Yes! True that! (I didn't pay for the ticket to 50, it was free, I wouldn't pay)

But...I do wonder what would happen if we did push underground artists into the mainstream. It seems to be a dangerous route to go (see Pharoahe Monch: Desire for one example). Invariably they get watered down by the label, managers, themselves etc or only gain attention by watering down in the first place. It's a bit of a catch 22 really.

SniperInTheMist said...

aye that it si. Its the record labels fault really. The majors don't seem to give their artists the freedom so an artist who doesn't want to do the same rubbish is stuck. If they stay on an indie they get no coverage to spread their voice (and obviously less money), but when they're on a big label, they get all the coverage they want, BUT CAN'T USE THEIR VOICE! It is absolute madness.

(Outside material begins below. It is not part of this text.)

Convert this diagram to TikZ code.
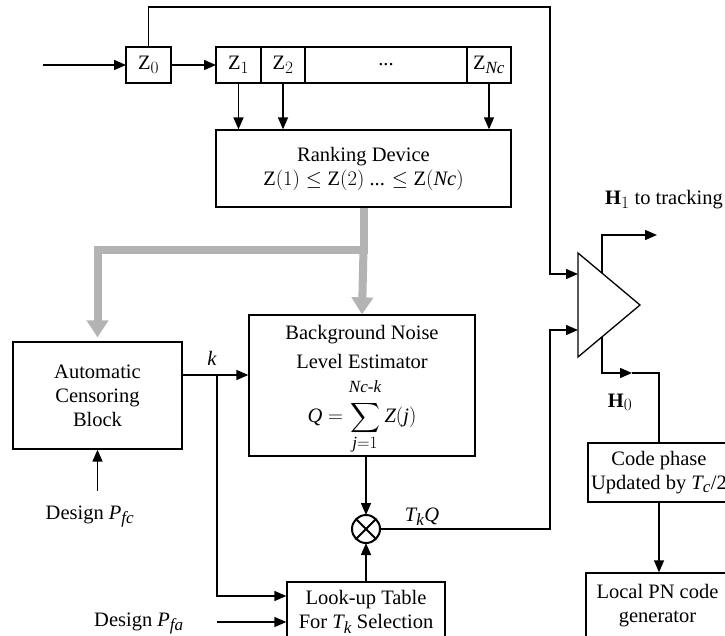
\documentclass[tikz,border=0pt]{standalone}
\usepackage{amsmath}
\usepackage{fontspec}
\setmainfont{Liberation Serif}
\usepackage[italic]{mathastext}
\usetikzlibrary{positioning, arrows.meta, calc}
\definecolor{feed}{HTML}{B3B3B3}
\tikzset{
  block/.style={
    draw, line width=1.3pt,
    align=center, inner sep=0pt
  },
  cell/.style={
    draw, line width=1.3pt, outer sep=0pt,
    minimum height=36pt, inner sep=0pt
  },
  sig/.style={-{Triangle[length=12pt,width=10pt]}, line width=1.4pt},
  wide/.style={-{Triangle[length=17pt,width=21pt]}, line width=8pt, color=feed},
  lbl/.style={inner sep=1pt, anchor=base}
}

\begin{document}
\begin{tikzpicture}[x=1pt, y=-1pt, node distance=0pt, font=\fontsize{20.5}{24}\selectfont]
  \useasboundingbox (0,0) rectangle (725,636);
  \clip (0,0) rectangle (725,636);

  % Delay line
  \coordinate (src) at (43,65);
  \node[cell, minimum width=45pt] (z0) at (148.5,65) {$\mathrm{Z}_0$};
  \node[cell, minimum width=45pt, anchor=west] (z1) at (216,65) {$\mathrm{Z}_1$};
  \node[cell, minimum width=44pt, right=of z1] (z2) {$\mathrm{Z}_2$};
  \node[cell, minimum width=162pt, right=of z2] (zdots) {...};
  \node[cell, minimum width=44pt, right=of zdots] (znc) {$\mathrm{Z}_{Nc}$};

  % Blocks
  \node[block, minimum width=295pt, minimum height=77pt] (rank) at (363.5,168.5)
    {Ranking Device\\$\mathrm{Z}(1)\le\mathrm{Z}(2)$ ... $\le\mathrm{Z}(Nc)$};
  \node[block, minimum width=169pt, minimum height=107pt] (acb) at (97.5,395.5)
    {Automatic\\Censoring\\Block};
  \node[block, minimum width=226pt, minimum height=141pt] (bnle) at (362,385.5)
    {Background Noise\\[5pt]Level Estimator\\[9pt]%
     \raisebox{0pt}[\height][\dimexpr\depth-9pt\relax]{$\displaystyle Q=\sum_{j=1}^{Nc\text{-}k\rule[-6pt]{0pt}{0pt}}Z(j)$}};
  \node[draw, circle, line width=2pt, outer sep=0pt, minimum size=28pt, inner sep=0pt] (mult) at (366,529) {};
  \node[block, minimum width=158pt, minimum height=60pt] (lut) at (366,612)
    {Look-up Table\\For $T_k$ Selection};
  \node[block, inner xsep=0pt, minimum width=142pt, minimum height=59pt] (code) at (659,472.5)
    {Code phase\\Updated by $T_c$/2};
  \node[block, minimum width=143pt, minimum height=66pt] (pn) at (657.5,606)
    {Local PN code\\generator};

  % Labels
  \node[lbl] (kl) at (212,365) {$k$};
  \node[lbl] (tkq) at (422,521) {$T_kQ$};
  \node[lbl] (pfc) at (90,519) {Design $P_{fc}$};
  \node[lbl] (pfa) at (139,626) {Design $P_{fa}$};
  \node[lbl] (h1l) at (664,205) {$\mathbf{H}_1$ to tracking};
  \node[lbl] (h0l) at (620,407) {$\mathbf{H}_0$};

  % Comparator
  \coordinate (cmpt) at (578,253);
  \coordinate (cmpb) at (578,357);
  \coordinate (cmpx) at (640,305);
  \draw[line width=1.3pt] (cmpt) -- (cmpx) -- (cmpb) -- cycle;
  \coordinate (cin1) at (578,274);
  \coordinate (cin2) at (578,330);
  \coordinate (h1s) at ($(cmpt)!0.39!(cmpx)$);
  \coordinate (h0s) at ($(cmpb)!0.39!(cmpx)$);
  \coordinate (h1e) at (657,235);
  \coordinate (h0m) at (632,373);

  % Signal flow
  \draw[sig] (src) -- (z0.west);
  \draw[sig] (z0.east) -- (z1.west);
  \foreach \c in {z1,z2,znc}
    \draw[sig] (\c.south) -- (\c.south |- rank.north);
  \draw[sig] (z0.north) -- ++(0,-40) -| ($(cin1)+(-28,0)$) -- (cin1);

  % Ordered samples
  \draw[wide, shorten >=4pt] (rank.south) -- ++(0,42) coordinate (split) -| (acb.north);
  \draw[wide] (split) -- (bnle.north);

  % Censoring index
  \coordinate (ksplit) at (217,375);
  \draw[sig] (acb.east |- ksplit) -- (bnle.west |- ksplit);
  \draw[sig] (ksplit) |- ($(lut.west)+(0,-16)$);
  \coordinate (fa) at ($(lut.west)+(0,10)$);
  \draw[sig] (fa -| ksplit) -- (fa);
  \draw[sig] (acb.south |- pfc.north) ++(0,-13) -- (acb.south);

  % Threshold
  \draw[sig] (mult.north |- bnle.south) -- (mult.north);
  \draw[sig] (lut.north) -- (mult.south);
  \draw[line width=2pt] (mult.north east) -- (mult.south west)
    (mult.north west) -- (mult.south east);
  \draw[sig] (mult.east) -| ($(cin2)+(-28,0)$) -- (cin2);

  % Decisions
  \draw[sig] (h1s) |- (h1e);
  \draw[sig] (h0s) |- (h0m);
  \draw[line width=1.4pt] (h0m) -| (code.north);
  \draw[sig] (code.south) -- (code.south |- pn.north);
\end{tikzpicture}
\end{document}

I think we all know that if all major labels allowed thier rap artists to have full creative freedom then the albums by Pharoahe and the like would have been completely different. I don't think the major labels realise that if the artists do get the freedom then we would actually be MORE inclined to listen, not less. They really don't GET hip-hop. Obviously I'm generalising a little, but you get the point.

You are completely right Aid, but I just wish it wasn't the case!